YOUR GOAL:
In this exercise, the entries below include pictures. Repeat exactly the lines from the line with "Generate a Python" to the line with "Sans Narrow, Arial", including both, but without the pictures.

INFORMATION GIVEN:
━━━

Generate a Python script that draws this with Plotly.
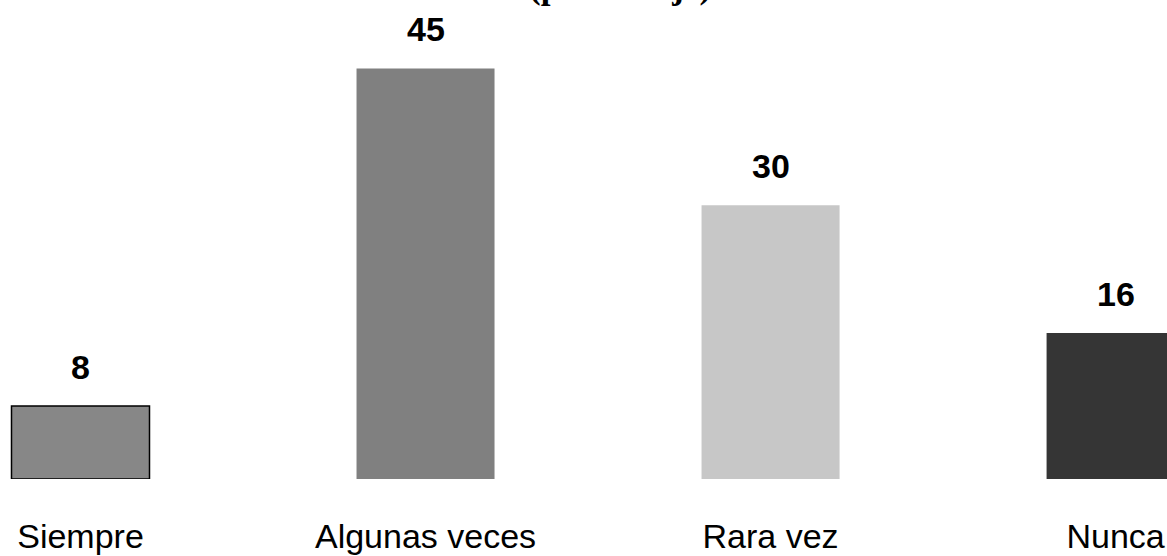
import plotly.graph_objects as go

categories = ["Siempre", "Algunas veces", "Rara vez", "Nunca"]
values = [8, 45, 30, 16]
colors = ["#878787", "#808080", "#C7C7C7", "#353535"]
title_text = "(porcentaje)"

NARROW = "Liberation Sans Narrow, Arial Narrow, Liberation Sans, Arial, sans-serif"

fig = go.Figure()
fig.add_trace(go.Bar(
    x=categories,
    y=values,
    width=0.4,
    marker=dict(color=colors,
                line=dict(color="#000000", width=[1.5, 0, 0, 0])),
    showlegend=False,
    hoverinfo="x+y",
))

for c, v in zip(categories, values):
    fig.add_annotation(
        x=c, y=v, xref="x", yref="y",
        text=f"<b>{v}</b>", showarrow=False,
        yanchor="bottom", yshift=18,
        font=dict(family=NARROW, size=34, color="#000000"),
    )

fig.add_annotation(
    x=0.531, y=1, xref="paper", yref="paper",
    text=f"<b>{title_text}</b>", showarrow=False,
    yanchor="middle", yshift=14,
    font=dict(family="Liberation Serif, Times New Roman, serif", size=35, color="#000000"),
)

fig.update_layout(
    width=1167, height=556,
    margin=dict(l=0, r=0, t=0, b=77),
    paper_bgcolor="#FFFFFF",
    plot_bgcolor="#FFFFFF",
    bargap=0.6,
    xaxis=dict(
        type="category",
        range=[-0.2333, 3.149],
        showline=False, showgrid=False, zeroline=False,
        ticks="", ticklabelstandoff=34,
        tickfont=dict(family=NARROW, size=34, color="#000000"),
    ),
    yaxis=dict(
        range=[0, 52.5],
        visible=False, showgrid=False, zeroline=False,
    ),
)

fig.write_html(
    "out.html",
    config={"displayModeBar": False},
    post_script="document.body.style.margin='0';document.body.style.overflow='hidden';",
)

━━━

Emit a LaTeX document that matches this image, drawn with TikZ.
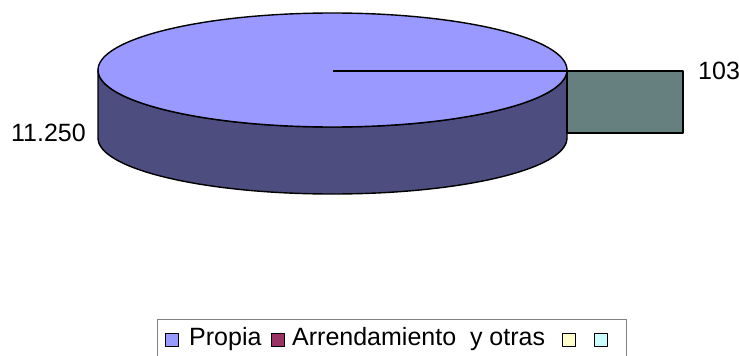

━━━

ANSWER IN FULL:
Generate a Python script that draws this with Plotly.
import plotly.graph_objects as go

categories = ["Siempre", "Algunas veces", "Rara vez", "Nunca"]
values = [8, 45, 30, 16]
colors = ["#878787", "#808080", "#C7C7C7", "#353535"]
title_text = "(porcentaje)"

NARROW = "Liberation Sans Narrow, Arial Narrow, Liberation Sans, Arial, sans-serif"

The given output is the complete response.